Post-Election Cancellation of Certificate of Candidacy
Time and again, it happens that the eligibility of a person to be elected to a public office is decided after the elections have been held. It is true even in cases where the cancellation of the Certificate of Candidacy (COC) is sought on the grounds of ineligibility already existing at the time of filing.
In such a case, the subject person may be still be voted for by the electorate. What happens if the person garners the highest number of votes, but is eventually declared as ineligible? Will the office be assumed by the candidate who gets the second highest number of votes?
This question was passed upon by the Supreme Court in the case of Diambrang vs. COMELEC.
H. SOHRIA PASAGI DIAMBRANG, Petitioner – versus – COMMISSION ON ELECTIONS and H. HAMIM SARIP PATAD, Respondents
G.R. No. 201809
October 11, 2016
Facts in Brief
Petitioner H. Sohria Pasagi Diambrang (Diambrang) and Respondent H. Hamim Sarip Patad (Patad) were candidates for Punong Barangay. Patad got the highest votes. Diambrang got the second highest number of votes.
The Barangay Board of Canvassers, however, proclaimed Diambrang as the duly elected Punong Barangay on the assumption that Patad was disqualified for being a fugitive from justice. The assumption was based on the recommendation of the Provincial Election Supervisor that was not yet final and executory.
Patad filed a Petition to annul the proclamation of Diambrang.
During the pendency of the case the Commission on Elections (COMELEC) En Banc granted the Petition to Disqualify and/or Deny Due Course to the Certificate of Candidacy of Patad on the ground that he is a fugitive from justice and thus disqualified from running for public office.
The COMELEC En Banc Ruling
The COMELEC En Banc ruled that despite Patad’s disqualification, Diambrang was not entitled to be declared elected considering that Diambrang lost the elections, having garnered only the second highest number of votes. The vacant position of Punong Barangay should instead be filled by the first ranked Kagawad in accordance with Section 44 (b) of the Local Government Code.
The Supreme Court Ruling
The Supreme Court reiterated its prevailing ruling enunciated in previous cases.

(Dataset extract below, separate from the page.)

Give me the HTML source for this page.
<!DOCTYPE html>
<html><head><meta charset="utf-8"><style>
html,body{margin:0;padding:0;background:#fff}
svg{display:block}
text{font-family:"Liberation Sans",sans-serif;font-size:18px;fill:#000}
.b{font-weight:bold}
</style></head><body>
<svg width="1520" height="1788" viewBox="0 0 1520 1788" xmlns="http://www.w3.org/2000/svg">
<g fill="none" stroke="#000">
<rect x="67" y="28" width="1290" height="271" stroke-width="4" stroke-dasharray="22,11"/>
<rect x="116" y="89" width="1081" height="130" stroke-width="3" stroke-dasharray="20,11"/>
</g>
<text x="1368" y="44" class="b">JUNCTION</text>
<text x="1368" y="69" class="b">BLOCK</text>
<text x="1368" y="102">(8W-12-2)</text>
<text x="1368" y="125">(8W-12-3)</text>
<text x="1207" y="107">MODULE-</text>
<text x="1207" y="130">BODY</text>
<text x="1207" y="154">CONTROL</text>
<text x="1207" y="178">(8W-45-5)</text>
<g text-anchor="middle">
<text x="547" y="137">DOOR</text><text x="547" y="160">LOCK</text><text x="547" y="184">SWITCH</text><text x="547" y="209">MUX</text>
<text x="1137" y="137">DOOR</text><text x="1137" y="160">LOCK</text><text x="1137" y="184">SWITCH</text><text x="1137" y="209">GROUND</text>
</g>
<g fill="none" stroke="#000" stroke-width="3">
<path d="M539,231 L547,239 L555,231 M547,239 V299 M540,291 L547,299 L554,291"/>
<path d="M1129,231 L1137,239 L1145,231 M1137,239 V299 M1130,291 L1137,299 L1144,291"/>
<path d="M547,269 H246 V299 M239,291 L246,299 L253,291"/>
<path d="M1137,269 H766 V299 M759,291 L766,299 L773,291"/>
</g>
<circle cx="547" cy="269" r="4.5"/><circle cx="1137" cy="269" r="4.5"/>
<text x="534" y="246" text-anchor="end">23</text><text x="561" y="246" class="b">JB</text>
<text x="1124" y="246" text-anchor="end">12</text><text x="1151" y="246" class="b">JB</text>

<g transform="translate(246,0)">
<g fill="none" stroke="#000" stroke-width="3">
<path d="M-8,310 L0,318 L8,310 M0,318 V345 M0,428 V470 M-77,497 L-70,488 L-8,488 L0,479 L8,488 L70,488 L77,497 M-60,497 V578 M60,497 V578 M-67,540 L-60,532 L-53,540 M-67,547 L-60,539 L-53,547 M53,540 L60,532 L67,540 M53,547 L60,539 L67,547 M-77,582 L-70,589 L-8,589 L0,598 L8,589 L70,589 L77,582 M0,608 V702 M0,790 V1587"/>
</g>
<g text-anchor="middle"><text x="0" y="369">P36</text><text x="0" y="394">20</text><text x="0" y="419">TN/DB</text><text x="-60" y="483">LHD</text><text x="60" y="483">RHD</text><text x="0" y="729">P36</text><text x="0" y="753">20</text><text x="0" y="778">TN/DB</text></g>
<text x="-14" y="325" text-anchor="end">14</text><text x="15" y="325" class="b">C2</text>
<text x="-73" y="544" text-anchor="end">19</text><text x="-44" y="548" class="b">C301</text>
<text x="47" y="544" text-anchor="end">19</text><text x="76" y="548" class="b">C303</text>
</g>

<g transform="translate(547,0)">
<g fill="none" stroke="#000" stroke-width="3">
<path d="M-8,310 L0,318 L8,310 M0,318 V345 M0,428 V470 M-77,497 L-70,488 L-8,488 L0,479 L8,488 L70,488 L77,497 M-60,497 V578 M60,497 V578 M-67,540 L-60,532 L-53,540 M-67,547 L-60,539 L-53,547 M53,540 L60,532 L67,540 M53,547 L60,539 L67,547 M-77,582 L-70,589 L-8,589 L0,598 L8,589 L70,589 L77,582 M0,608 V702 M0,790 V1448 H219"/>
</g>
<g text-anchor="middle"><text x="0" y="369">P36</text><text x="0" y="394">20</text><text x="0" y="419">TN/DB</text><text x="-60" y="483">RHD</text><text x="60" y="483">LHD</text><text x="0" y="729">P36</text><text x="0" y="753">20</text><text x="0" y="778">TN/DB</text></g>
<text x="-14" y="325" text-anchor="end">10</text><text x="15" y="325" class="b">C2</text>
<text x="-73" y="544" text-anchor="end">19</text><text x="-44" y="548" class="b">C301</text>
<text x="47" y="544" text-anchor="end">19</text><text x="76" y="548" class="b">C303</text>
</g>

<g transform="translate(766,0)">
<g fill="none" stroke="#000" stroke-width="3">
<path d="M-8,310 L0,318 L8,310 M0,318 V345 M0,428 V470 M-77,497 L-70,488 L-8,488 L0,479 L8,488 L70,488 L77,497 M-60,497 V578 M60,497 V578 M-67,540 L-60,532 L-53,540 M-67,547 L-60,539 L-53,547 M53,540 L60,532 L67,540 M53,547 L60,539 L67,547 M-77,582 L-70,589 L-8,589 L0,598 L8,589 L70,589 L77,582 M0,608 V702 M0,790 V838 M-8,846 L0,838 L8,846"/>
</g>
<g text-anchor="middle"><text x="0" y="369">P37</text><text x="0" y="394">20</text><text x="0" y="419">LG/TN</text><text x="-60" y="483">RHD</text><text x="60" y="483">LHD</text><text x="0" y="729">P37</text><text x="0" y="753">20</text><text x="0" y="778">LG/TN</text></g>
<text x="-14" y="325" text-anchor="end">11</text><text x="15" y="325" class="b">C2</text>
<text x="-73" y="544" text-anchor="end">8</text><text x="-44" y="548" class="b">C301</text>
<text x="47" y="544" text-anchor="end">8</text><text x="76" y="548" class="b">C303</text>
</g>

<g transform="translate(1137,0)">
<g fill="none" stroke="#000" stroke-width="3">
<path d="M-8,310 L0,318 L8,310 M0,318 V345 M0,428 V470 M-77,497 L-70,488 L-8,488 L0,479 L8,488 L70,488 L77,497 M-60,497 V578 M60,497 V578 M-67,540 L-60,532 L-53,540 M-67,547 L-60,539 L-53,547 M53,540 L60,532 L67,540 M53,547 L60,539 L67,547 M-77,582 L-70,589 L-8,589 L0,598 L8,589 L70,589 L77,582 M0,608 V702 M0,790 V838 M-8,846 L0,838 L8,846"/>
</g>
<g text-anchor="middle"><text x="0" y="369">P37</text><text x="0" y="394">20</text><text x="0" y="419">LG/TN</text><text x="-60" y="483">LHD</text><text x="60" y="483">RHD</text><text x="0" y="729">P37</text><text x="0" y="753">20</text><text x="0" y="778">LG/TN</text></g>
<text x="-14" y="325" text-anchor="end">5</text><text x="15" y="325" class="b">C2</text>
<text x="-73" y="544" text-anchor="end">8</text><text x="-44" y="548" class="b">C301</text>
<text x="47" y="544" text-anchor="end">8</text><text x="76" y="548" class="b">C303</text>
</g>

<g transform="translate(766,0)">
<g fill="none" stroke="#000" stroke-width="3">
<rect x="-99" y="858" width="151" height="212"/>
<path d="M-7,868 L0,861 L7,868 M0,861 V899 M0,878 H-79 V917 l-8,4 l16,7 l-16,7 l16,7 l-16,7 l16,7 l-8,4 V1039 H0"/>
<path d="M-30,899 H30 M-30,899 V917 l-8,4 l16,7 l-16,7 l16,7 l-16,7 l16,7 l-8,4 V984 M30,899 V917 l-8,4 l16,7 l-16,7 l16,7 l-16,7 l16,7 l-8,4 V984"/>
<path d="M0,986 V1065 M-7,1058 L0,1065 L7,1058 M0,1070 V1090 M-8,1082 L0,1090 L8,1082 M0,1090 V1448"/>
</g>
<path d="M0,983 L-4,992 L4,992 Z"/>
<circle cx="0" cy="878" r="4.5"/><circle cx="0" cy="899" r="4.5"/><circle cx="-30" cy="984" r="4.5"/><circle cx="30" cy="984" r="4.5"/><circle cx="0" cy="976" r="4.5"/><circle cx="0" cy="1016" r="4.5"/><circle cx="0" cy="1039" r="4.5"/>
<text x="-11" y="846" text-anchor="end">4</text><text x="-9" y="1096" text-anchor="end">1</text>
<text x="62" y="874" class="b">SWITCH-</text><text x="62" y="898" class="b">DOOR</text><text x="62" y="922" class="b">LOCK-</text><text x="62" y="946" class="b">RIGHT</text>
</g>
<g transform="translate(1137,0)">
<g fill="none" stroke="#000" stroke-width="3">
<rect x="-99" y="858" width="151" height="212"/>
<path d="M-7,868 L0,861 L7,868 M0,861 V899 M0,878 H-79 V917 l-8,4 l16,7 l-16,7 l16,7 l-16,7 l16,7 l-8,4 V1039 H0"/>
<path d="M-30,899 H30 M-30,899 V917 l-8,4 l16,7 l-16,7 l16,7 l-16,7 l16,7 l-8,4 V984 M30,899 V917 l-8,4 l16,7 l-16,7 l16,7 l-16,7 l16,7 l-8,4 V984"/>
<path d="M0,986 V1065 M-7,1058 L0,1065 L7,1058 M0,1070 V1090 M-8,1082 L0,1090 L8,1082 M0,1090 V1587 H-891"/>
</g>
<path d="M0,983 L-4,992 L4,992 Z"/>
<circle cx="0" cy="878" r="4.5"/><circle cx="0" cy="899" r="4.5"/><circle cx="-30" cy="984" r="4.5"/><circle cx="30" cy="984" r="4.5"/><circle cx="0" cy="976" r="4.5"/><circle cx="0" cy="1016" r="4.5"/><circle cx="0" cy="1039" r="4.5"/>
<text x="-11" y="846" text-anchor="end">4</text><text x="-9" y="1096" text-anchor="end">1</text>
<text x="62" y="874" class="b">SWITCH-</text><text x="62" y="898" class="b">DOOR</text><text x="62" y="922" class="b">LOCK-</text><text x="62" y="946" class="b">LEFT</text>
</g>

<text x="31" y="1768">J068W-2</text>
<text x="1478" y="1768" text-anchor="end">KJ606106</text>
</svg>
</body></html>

The person whose Certificate of Candidacy is cancelled due to grounds existing at the time of filing is not considered a candidate at any time. It is immaterial whether the cancellation is made prior or subsequent to the elections. The votes for him or her are stray votes and should not be considered in determining the winner. If the person whose COC has been cancelled gets the highest number of votes, the one among the qualified candidates who garners the overall second highest number of votes, or highest among qualified and eligible candidates, shall be adjudged the first placer and be proclaimed as duly elected to the contested position.
When the Certificate of Candidacy (COC) is void from the very beginning, it cannot give rise to a valid candidacy regardless of whether the COC is annulled before or after the elections. The person who filed such COC was never a candidate, a non-candidate from the very beginning.
Considering that Patad’s Certificate of Candidacy (COC) was cancelled on the ground of ineligibility which existed at the time of filing of the COC, Patad was never a candidate at any point in time.
Diambrang, having garnered the next highest votes, was the first placer among the qualified candidates. Therefore, Diambrang should be proclaimed as the duly elected Punong Barangay.
The Ruling may be summarized as follows:
- A person whose Certificate of Candidacy is cancelled on grounds of ineligibility existing at the time of filing is never a candidate at any time, regardless of whether the cancellation took place before or after the elections;
- All votes pertaining to him or her are stray votes;
- In determining the winner, only the votes garnered by the qualified candidates shall be considered;
- The one who garners the highest number of votes among the qualified and eligible candidates shall be proclaimed the winner, even if the person whose COC has been cancelled gets a highest number of votes.
Sound as it may seem, in many cases, this legal principle may not translate into actual benefits on the part of the second placer and the constituents concerned considering that the term of office may have already expired before the case is finally settled by the Supreme Court.